─── DATA EXTRACT
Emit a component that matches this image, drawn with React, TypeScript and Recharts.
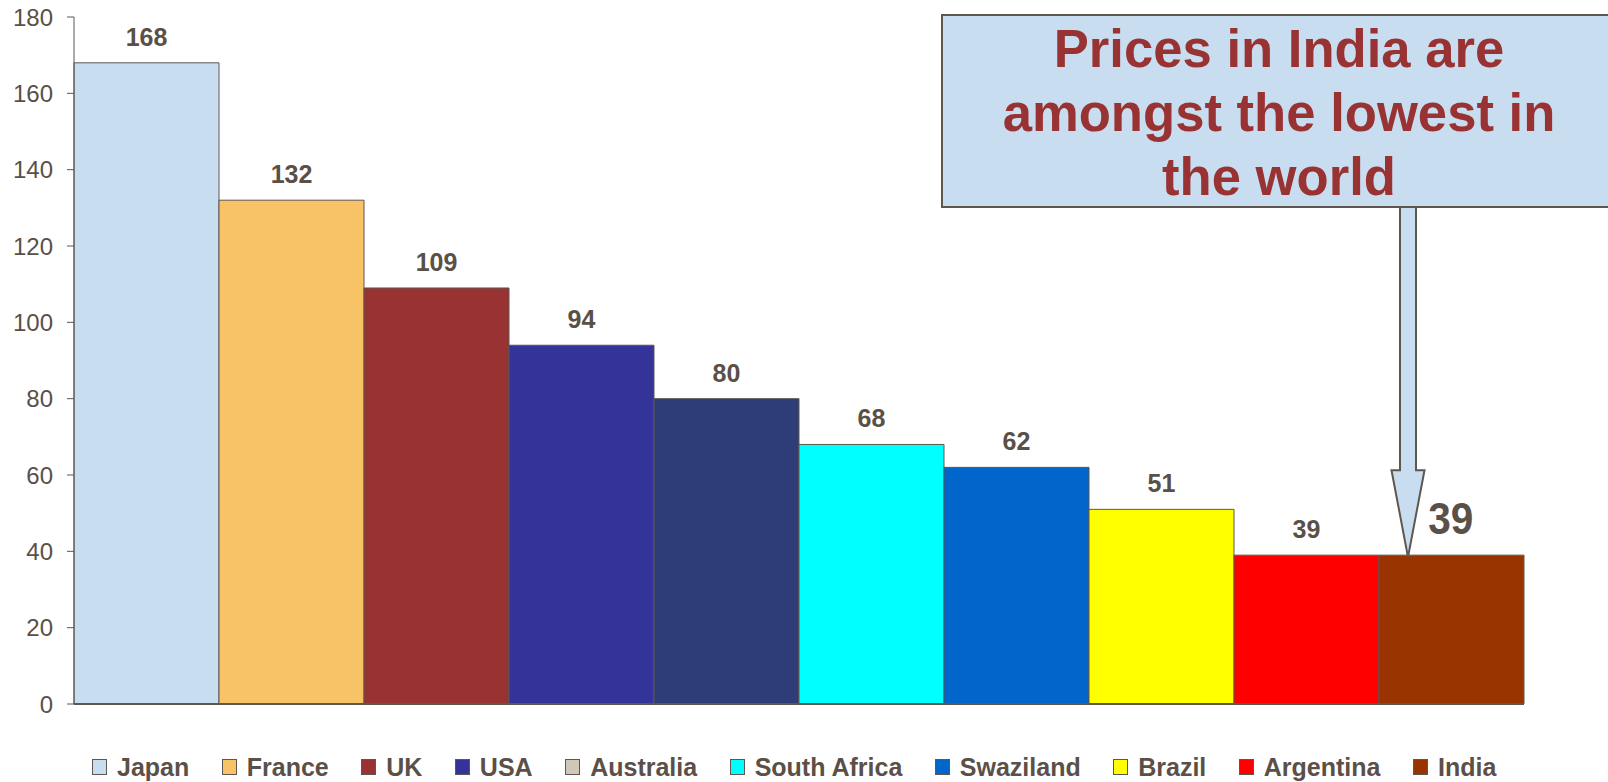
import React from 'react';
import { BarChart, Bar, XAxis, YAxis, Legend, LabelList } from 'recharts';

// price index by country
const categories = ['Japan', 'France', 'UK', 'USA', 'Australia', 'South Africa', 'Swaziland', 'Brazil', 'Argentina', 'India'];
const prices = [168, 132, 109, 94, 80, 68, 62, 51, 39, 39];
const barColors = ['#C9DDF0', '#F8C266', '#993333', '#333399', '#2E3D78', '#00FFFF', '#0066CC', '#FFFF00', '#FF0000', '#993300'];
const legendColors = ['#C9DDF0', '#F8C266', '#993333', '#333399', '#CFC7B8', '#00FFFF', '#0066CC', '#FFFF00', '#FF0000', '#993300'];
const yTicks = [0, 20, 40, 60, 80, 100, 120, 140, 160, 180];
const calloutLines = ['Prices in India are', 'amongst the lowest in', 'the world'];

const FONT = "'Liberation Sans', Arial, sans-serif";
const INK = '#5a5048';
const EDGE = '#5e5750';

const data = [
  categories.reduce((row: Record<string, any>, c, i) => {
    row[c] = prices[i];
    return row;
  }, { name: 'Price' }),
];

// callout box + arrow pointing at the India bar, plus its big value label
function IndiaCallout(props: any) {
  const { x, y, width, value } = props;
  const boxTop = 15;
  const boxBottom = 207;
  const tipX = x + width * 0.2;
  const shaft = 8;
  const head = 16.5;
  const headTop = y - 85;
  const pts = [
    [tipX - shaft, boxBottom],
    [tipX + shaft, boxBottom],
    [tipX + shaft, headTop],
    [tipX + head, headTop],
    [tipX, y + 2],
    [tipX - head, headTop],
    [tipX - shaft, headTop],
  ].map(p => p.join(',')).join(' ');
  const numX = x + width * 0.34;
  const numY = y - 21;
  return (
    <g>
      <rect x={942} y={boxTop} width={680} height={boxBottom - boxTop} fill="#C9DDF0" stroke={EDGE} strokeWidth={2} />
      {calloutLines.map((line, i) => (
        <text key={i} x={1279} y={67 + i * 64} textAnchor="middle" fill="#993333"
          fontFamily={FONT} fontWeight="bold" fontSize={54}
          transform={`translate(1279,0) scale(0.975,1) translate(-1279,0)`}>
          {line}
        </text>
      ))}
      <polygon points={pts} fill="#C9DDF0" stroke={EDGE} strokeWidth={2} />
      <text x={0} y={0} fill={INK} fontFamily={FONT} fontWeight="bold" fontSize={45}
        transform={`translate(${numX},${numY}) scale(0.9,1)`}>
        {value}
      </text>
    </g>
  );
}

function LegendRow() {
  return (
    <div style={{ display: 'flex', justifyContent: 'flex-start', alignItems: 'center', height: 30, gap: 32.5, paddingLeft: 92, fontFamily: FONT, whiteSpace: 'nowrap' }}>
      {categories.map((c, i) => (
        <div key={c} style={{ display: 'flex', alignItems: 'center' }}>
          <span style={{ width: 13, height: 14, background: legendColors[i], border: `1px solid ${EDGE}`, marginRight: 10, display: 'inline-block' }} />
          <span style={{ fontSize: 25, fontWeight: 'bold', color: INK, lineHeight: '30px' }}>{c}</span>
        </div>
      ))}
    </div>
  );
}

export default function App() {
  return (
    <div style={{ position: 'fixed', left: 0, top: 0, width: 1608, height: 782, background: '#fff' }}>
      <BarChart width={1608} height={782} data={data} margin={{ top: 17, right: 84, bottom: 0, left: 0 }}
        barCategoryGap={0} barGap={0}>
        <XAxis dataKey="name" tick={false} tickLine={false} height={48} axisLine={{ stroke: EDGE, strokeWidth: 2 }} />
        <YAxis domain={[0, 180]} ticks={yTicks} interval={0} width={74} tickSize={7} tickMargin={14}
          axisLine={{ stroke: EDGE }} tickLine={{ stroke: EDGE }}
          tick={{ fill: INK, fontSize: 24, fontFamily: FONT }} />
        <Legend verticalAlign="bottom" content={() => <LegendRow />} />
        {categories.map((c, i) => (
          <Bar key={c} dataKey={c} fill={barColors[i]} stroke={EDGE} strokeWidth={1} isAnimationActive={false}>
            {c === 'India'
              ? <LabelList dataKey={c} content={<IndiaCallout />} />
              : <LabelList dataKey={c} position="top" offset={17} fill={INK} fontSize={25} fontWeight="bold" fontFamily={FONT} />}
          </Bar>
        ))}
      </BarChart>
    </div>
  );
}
──────
• _AIM_: Leave out the pictures and repeat the lines from the start of the material through the line with "YAxis, Legend, LabelList", inclusive.

• _COMPLETED TASK_:
Emit a component that matches this image, drawn with React, TypeScript and Recharts.
import React from 'react';
import { BarChart, Bar, XAxis, YAxis, Legend, LabelList } from 'recharts';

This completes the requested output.